Il presidente Uhuru Kenyatta
Il presidente Uhuru Kenyatta

Seppur non esente da responsabilità, l’attuale presidente keniota e il primo ministro non sarebbero i veri responsabili del tentativo di genocidio e guerra civile attuato nel paese tra il dicembre 2007 e il gennaio 2009. Il rapporto del giudice kenyota Philp Waki redatto nel 2008 e consegnato all’allora Segretario generale delle Nazioni Unite Kofi Annan, inchioda con prove inconfutabili e testimonianze credibili l’ex presidente keniota Mwai Kibaki (appartenente all’etnia Kikuyu) e l’ex primo ministro Raila Amolo Odinga (appartenente all’etnica Luo). I due personaggi politici scatenarono la guerra civile nel tentativo di conquistare il potere a seguito delle contestate e confuse elezioni del 2007. Eppure il rapporto Waki non è stato preso in considerazione dalle Nazioni Unite e dalla Cpi causa forti pressioni di Stati Uniti, Gran Bretagna e Francia. La posizione della Casa Bianca è stata di ferma difesa dell'ex primo ministro Odinga. Su questa scelta grava l’ombra dell’appartenenza tribale del presidente americano Barack Obama (suo padre era cittadino keniota di origine Luo). Seppur sempre smentita dal presidente americano questa accusa ha creato un forte imbarazzo costringendo Obama a non effettuare mai una visita ufficiale in Kenya, uno dei principali alleati degli Stati Uniti.

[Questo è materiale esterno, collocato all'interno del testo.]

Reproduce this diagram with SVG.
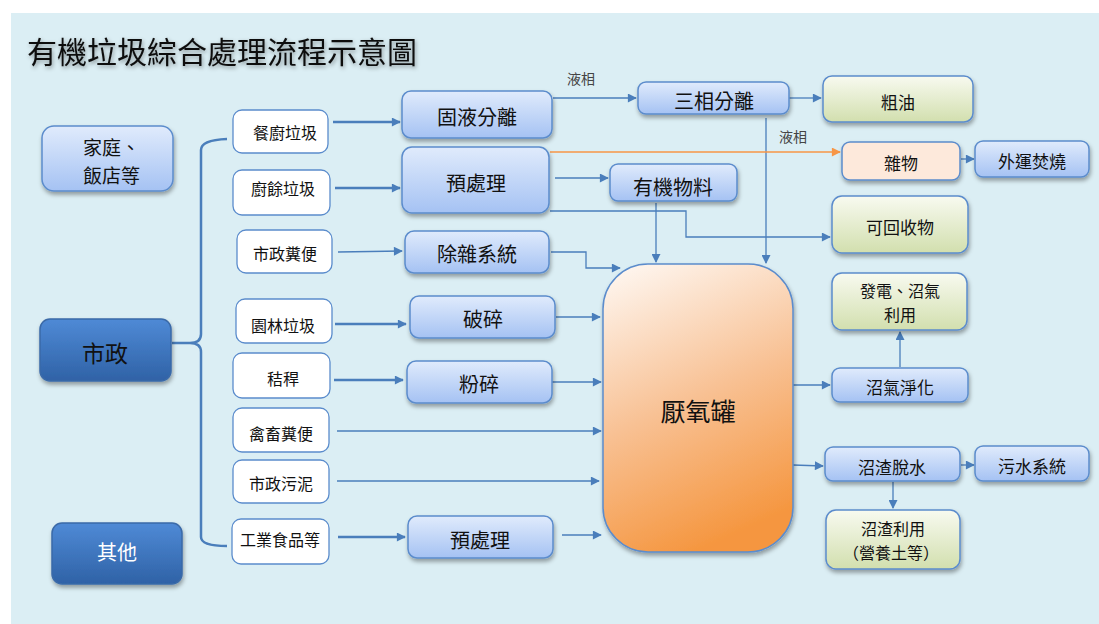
<svg xmlns="http://www.w3.org/2000/svg" width="1099" height="624" viewBox="0 0 1099 624">
<defs>
<linearGradient id="gBlue" x1="0" y1="0" x2="0" y2="1"><stop offset="0" stop-color="#e0ebfc"/><stop offset="1" stop-color="#a5c2f3"/></linearGradient>
<linearGradient id="gGreen" x1="0" y1="0" x2="0" y2="1"><stop offset="0" stop-color="#f8faf0"/><stop offset="1" stop-color="#d2dfae"/></linearGradient>
<linearGradient id="gDark" x1="0" y1="0" x2="0" y2="1"><stop offset="0" stop-color="#4f8ad6"/><stop offset="1" stop-color="#2f62a6"/></linearGradient>
<linearGradient id="gTank" x1="0.2" y1="0" x2="0.5" y2="1"><stop offset="0" stop-color="#fef4ec"/><stop offset="0.5" stop-color="#f8c194"/><stop offset="1" stop-color="#f5963f"/></linearGradient>
<filter id="sh" x="-20%" y="-20%" width="140%" height="150%"><feDropShadow dx="1" dy="3" stdDeviation="2" flood-color="#000" flood-opacity="0.35"/></filter>
<filter id="tsh" x="-5%" y="-20%" width="110%" height="160%"><feDropShadow dx="1" dy="2" stdDeviation="2" flood-color="#000" flood-opacity="0.4"/></filter>
<marker id="abs" viewBox="0 0 10 10" refX="9" refY="5" markerWidth="10" markerHeight="9" orient="auto" markerUnits="userSpaceOnUse"><path d="M0,0 L10,5 L0,10 z" fill="#4a7ebb"/></marker>
<marker id="ao" viewBox="0 0 10 10" refX="9" refY="5" markerWidth="10" markerHeight="9" orient="auto" markerUnits="userSpaceOnUse"><path d="M0,0 L10,5 L0,10 z" fill="#f79646"/></marker>
<style>
text{font-family:"Noto Sans CJK TC","Noto Sans CJK SC",sans-serif;fill:#111;text-anchor:middle;dominant-baseline:central}
.blue{fill:url(#gBlue);stroke:#5b8ccc;stroke-width:1.5;filter:url(#sh)}
.green{fill:url(#gGreen);stroke:#5b8ccc;stroke-width:1.5;filter:url(#sh)}
.peach{fill:#fde9db;stroke:#5b8ccc;stroke-width:1.5;filter:url(#sh)}
.dark{fill:url(#gDark);stroke:#3a6aa8;stroke-width:1.5;filter:url(#sh)}
.white{fill:#fff;stroke:#5b8ccc;stroke-width:1.3}
.tank{fill:url(#gTank);stroke:#5b8ccc;stroke-width:1.5;filter:url(#sh)}
.t20{font-size:20px}
.t17{font-size:17px}
.t16{font-size:16px}
.c{fill:none;stroke:#4a7ebb;stroke-width:1.3;marker-end:url(#abs)}
.ct{fill:none;stroke:#4a7ebb;stroke-width:2.5;marker-end:url(#abs)}
.lbl{font-size:14px;fill:#444}
</style>
</defs>
<rect x="0" y="0" width="1099" height="624" fill="#fff"/>
<rect x="11" y="13" width="1088" height="611" fill="#dbeef4"/>
<text x="27" y="50" style="font-size:30px;text-anchor:start;filter:url(#tsh)">有機垃圾綜合處理流程示意圖</text>

<g id="connectors">
<path d="M227,139 Q201,140 201,150 L201,334 Q201,343 190,343 L172,343 M190,343 Q201,343 201,352 L201,537 Q201,546 227,546" fill="none" stroke="#4a7ebb" stroke-width="2.5"/>
<path class="ct" d="M333,122 L400,122"/>
<path class="ct" d="M335,188 L400,188"/>
<path class="c" d="M338,252 L402,251"/>
<path class="ct" d="M335,324 L406,324"/>
<path class="ct" d="M334,380 L403,380"/>
<path class="c" d="M337,431 L601,431"/>
<path class="c" d="M337,481 L599,481"/>
<path class="ct" d="M338,537 L405,537"/>
<path class="c" d="M553,98 L636,98"/>
<path class="c" d="M789,98 L821,98"/>
<path class="c" d="M766,118 L766,263"/>
<path d="M550,152 L840,152" fill="none" stroke="#f79646" stroke-width="1.5" marker-end="url(#ao)"/>
<path class="c" d="M555,178 L608,178"/>
<path class="c" d="M550,211 L686,211 L686,237 L830,237"/>
<path class="c" d="M656,203 L656,262"/>
<path class="c" d="M551,252 L586,252 L586,268 L620,268"/>
<path class="c" d="M556,317 L600,317"/>
<path class="c" d="M552,382 L601,382"/>
<path class="c" d="M562,535 L601,535"/>
<path class="c" d="M961,159 L974,159"/>
<path class="c" d="M793,385 L830,385"/>
<path class="c" d="M900,367 L900,332"/>
<path class="c" d="M793,465 L823,466"/>
<path class="c" d="M961,465 L974,465"/>
<path class="c" d="M893,482 L893,508"/>
<text class="lbl" x="581" y="78">液相</text>
<text class="lbl" x="793" y="136">液相</text>
</g>

<g id="n-home"><rect class="blue" x="42" y="126" width="131" height="65" rx="12"/><text style="text-anchor:start;font-size:19px"><tspan x="83" y="146">家庭、</tspan><tspan x="83" y="174">飯店等</tspan></text></g>
<g id="n-muni"><rect class="dark" x="40" y="319" width="131" height="62" rx="10"/><text x="105" y="352" style="font-size:23px">市政</text></g>
<g id="n-other"><rect class="dark" x="52" y="523" width="130" height="61" rx="10"/><text x="117" y="551" style="font-size:20px;fill:#fff">其他</text></g>

<g id="s1"><rect class="white" x="233" y="110" width="95" height="43" rx="9"/><text class="t16" x="285" y="132">餐廚垃圾</text></g>
<g id="s2"><rect class="white" x="233" y="170" width="97" height="45" rx="9"/><text class="t16" x="283" y="188">廚餘垃圾</text></g>
<g id="s3"><rect class="white" x="237" y="230" width="95" height="43" rx="9"/><text class="t16" x="285" y="253">市政糞便</text></g>
<g id="s4"><rect class="white" x="236" y="299" width="96" height="44" rx="9"/><text class="t16" x="283" y="325">園林垃圾</text></g>
<g id="s5"><rect class="white" x="233" y="353" width="97" height="45" rx="9"/><text class="t16" x="283" y="378">秸稈</text></g>
<g id="s6"><rect class="white" x="233" y="408" width="96" height="44" rx="9"/><text class="t16" x="281" y="433">禽畜糞便</text></g>
<g id="s7"><rect class="white" x="233" y="460" width="96" height="43" rx="9"/><text class="t16" x="281" y="483">市政污泥</text></g>
<g id="s8"><rect class="white" x="232" y="519" width="97" height="45" rx="9"/><text class="t16" x="280" y="539">工業食品等</text></g>

<g id="p-sep"><rect class="blue" x="402" y="91" width="150" height="47" rx="9"/><text class="t20" x="477" y="116">固液分離</text></g>
<g id="p-pre1"><rect class="blue" x="402" y="147" width="147" height="66" rx="10"/><text class="t20" x="476" y="182">預處理</text></g>
<g id="p-clean"><rect class="blue" x="405" y="231" width="144" height="42" rx="9"/><text class="t20" x="477" y="253">除雜系統</text></g>
<g id="p-crush"><rect class="blue" x="410" y="296" width="145" height="42" rx="9"/><text class="t20" x="483" y="318">破碎</text></g>
<g id="p-grind"><rect class="blue" x="407" y="361" width="145" height="42" rx="9"/><text class="t20" x="479" y="383">粉碎</text></g>
<g id="p-pre2"><rect class="blue" x="408" y="516" width="145" height="42" rx="9"/><text class="t20" x="480" y="539">預處理</text></g>
<g id="p-three"><rect class="blue" x="638" y="82" width="151" height="32" rx="8"/><text class="t20" x="714" y="100">三相分離</text></g>
<g id="p-organic"><rect class="blue" x="610" y="164" width="127" height="37" rx="8"/><text class="t20" x="673" y="186">有機物料</text></g>
<g id="o-oil"><rect class="green" x="823" y="76" width="150" height="46" rx="9"/><text class="t17" x="898" y="101">粗油</text></g>
<g id="o-misc"><rect class="peach" x="842" y="142" width="118" height="38" rx="8"/><text class="t17" x="901" y="162">雜物</text></g>
<g id="o-burn"><rect class="blue" x="975" y="141" width="114" height="36" rx="8"/><text class="t17" x="1032" y="160">外運焚燒</text></g>
<g id="o-recycle"><rect class="green" x="832" y="196" width="136" height="57" rx="10"/><text class="t17" x="900" y="226">可回收物</text></g>
<g id="o-power"><rect class="green" x="832" y="273" width="135" height="57" rx="10"/><text style="font-size:16px"><tspan x="900" y="290">發電、沼氣</tspan><tspan x="900" y="314">利用</tspan></text></g>
<g id="p-gas"><rect class="blue" x="832" y="368" width="136" height="34" rx="8"/><text class="t17" x="900" y="386">沼氣淨化</text></g>
<g id="p-dewater"><rect class="blue" x="825" y="447" width="135" height="34" rx="8"/><text class="t17" x="892" y="466">沼渣脫水</text></g>
<g id="o-sewage"><rect class="blue" x="975" y="446" width="114" height="35" rx="8"/><text class="t17" x="1032" y="465">污水系統</text></g>
<g id="o-residue"><rect class="green" x="826" y="510" width="134" height="59" rx="10"/><text style="font-size:16px"><tspan x="893" y="528">沼渣利用</tspan><tspan x="891" y="552">（營養土等）</tspan></text></g>
<g id="tank"><rect class="tank" x="603" y="264" width="190" height="288" rx="45"/><text x="698" y="410" style="font-size:25px">厭氧罐</text></g>
</svg>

Il presidente keniota ha abilmente giocato la carta del terrorismo convincendo vari paesi occidentali ed asiatici dell’impossibilità di essere condannato proprio quando il paese sta affrontando la seria minaccia terroristica proveniente dal gruppo islamico somalo Al-Shaabab. Secondo vari esperti politici e giuristi africani vi sono forti possibilità che anche il primo ministro keniota William Ruto venga assolto per mancanza di prove. Se questo scenario dovesse verificarsi la credibilità e l’autorità della Corte Penale Internazionale verrebbe seriamente compromessa.